SS: No there isn’t. Usually Japanese films are about family, a normal love between man and woman, that sort of thing.
Love Exposure has a very conflicted attitude to mainstream religion. Were you brought up Catholic?
SS: I was thinking about becoming Catholic, but I’m not normal enough for the Church. I like Jesus Christ, but I can’t get too close to Christianity. If there was a fan club for Jesus, I would be in that fan club.
Are you influenced by film-makers like Takashi Miike, who also has a sick imagination?

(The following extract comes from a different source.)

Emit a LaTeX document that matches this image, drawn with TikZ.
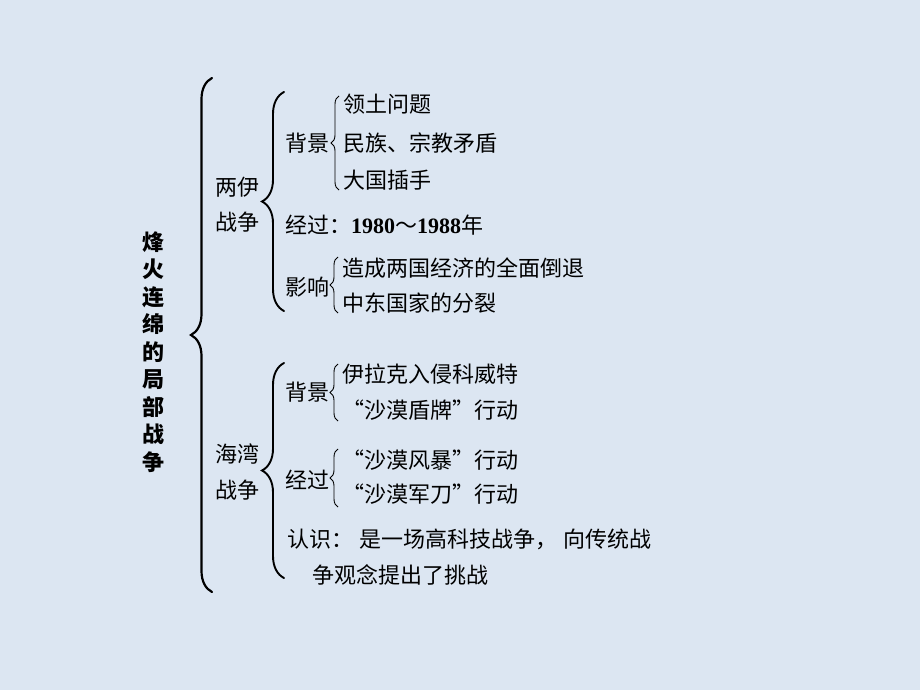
\documentclass[tikz,border=0pt]{standalone}
\usepackage{fontspec}
\setmainfont{Noto Sans CJK SC}
\newfontfamily\numfont{Liberation Serif}
\usetikzlibrary{decorations.pathreplacing}
\definecolor{bgblue}{RGB}{220,230,242}
\tikzset{
  txt/.style={anchor=west, inner sep=0pt, font=\fontsize{22}{26}\selectfont},
  ctxt/.style={anchor=center, inner sep=0pt, font=\fontsize{22}{26}\selectfont},
  bigbrace/.style={decorate, decoration={brace, amplitude=21pt}, line width=2.2pt, line cap=round},
  midbrace/.style={decorate, decoration={brace, amplitude=22pt}, line width=1.9pt, line cap=round},
  smallbrace/.style={decorate, decoration={brace, amplitude=8pt}, line width=0.9pt},
}
\begin{document}
\begin{tikzpicture}[x=1pt,y=-1pt]
\fill[bgblue] (0,0) rectangle (920,690);
\useasboundingbox (0,0) rectangle (920,690);

% title
\node[inner sep=0pt, align=center, font=\fontsize{22}{27.5}\selectfont\bfseries] (title) at (153,352)
  {烽\\火\\连\\绵\\的\\局\\部\\战\\争};

% big brace
\coordinate (bbB) at (212,592);
\coordinate (bbT) at (212,78);
\draw[bigbrace] (bbB) -- (bbT);

% 两伊战争
\node[ctxt] (ly1) at (237,187) {两伊};
\node[ctxt] (ly2) at (237,222) {战争};
\coordinate (b2B) at (284,311);
\coordinate (b2T) at (284,92);
\draw[midbrace] (b2B) -- (b2T);

\node[ctxt] (bj1) at (307,143) {背景};
\coordinate (s1B) at (339,190);
\coordinate (s1T) at (339,96);
\draw[smallbrace] (s1B) -- (s1T);
\node[txt] (i11) at (343,104) {领土问题};
\node[txt] (i12) at (343,143) {民族、宗教矛盾};
\node[txt] (i13) at (343,180) {大国插手};

\node[txt] (jg1) at (285,225) {经过：{\numfont\bfseries 1980}～{\numfont\bfseries 1988}年};

\node[ctxt] (yx) at (307,287) {影响};
\coordinate (s2B) at (338,313);
\coordinate (s2T) at (338,257);
\draw[smallbrace] (s2B) -- (s2T);
\node[txt] (i21) at (342,268) {造成两国经济的全面倒退};
\node[txt] (i22) at (342,303) {中东国家的分裂};

% 海湾战争
\node[ctxt] (hw1) at (237,454) {海湾};
\node[ctxt] (hw2) at (237,490) {战争};
\coordinate (b3B) at (284,578);
\coordinate (b3T) at (284,363);
\draw[midbrace] (b3B) -- (b3T);

\node[ctxt] (bj2) at (307,392) {背景};
\coordinate (s3B) at (338,421);
\coordinate (s3T) at (338,364);
\draw[smallbrace] (s3B) -- (s3T);
\node[txt] (i31) at (342,374) {伊拉克入侵科威特};
\node[txt] (i32) at (342,410) {“沙漠盾牌”行动};

\node[ctxt] (jg2) at (307,480) {经过};
\coordinate (s4B) at (338,507);
\coordinate (s4T) at (338,449);
\draw[smallbrace] (s4B) -- (s4T);
\node[txt] (i41) at (342,460) {“沙漠风暴”行动};
\node[txt] (i42) at (342,494) {“沙漠军刀”行动};

\node[txt] (rs1) at (287,539) {认识：\hspace{6pt}是一场高科技战争，\hspace{6pt}向传统战};
\node[txt] (rs2) at (312,575) {争观念提出了挑战};
\end{tikzpicture}
\end{document}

SS: People always ask me this. I’m impressed by the number of films he makes, but apart from Ichi the Killer and Audition, I don’t really like his stuff. Visitor Q is good too. He is an interesting director, but there’s no connection between us.
What is really good about Love Exposure is that it is very cynical about almost everything except its own characters. They all have good hearts, no matter how evil they are. And we get learn all their back stories. It’s a film that loves its characters. Was that your intention?
SS: That developed later in the writing. At the beginning, this story was a simple love story between a boy and a girl, but then the father and the mother came in, and the evil one, and I found I had to tell all the stories. The film just grew and grew, until it was four hours long.
Sakura Ando: I don’t think my character is evil, by the way. It was very challenging to play this role, but I also enjoyed it a lot. I put all my love into this character. It’s very rare to get a role like this and it’s very different from the other roles I play.
How different?
SA: Well, I made another film at the same time where I played a virgin school girl who hadn’t had her period yet. I've never had a role like this before.
Whose idea was the Bond villain-style pet budgie which she carries around with her?
SS: That was in the script, and the idea was that it was the only friend she had for her whole life.
SA: And I was allergic to it. I got a rash every time it sat on me. I hated that bird.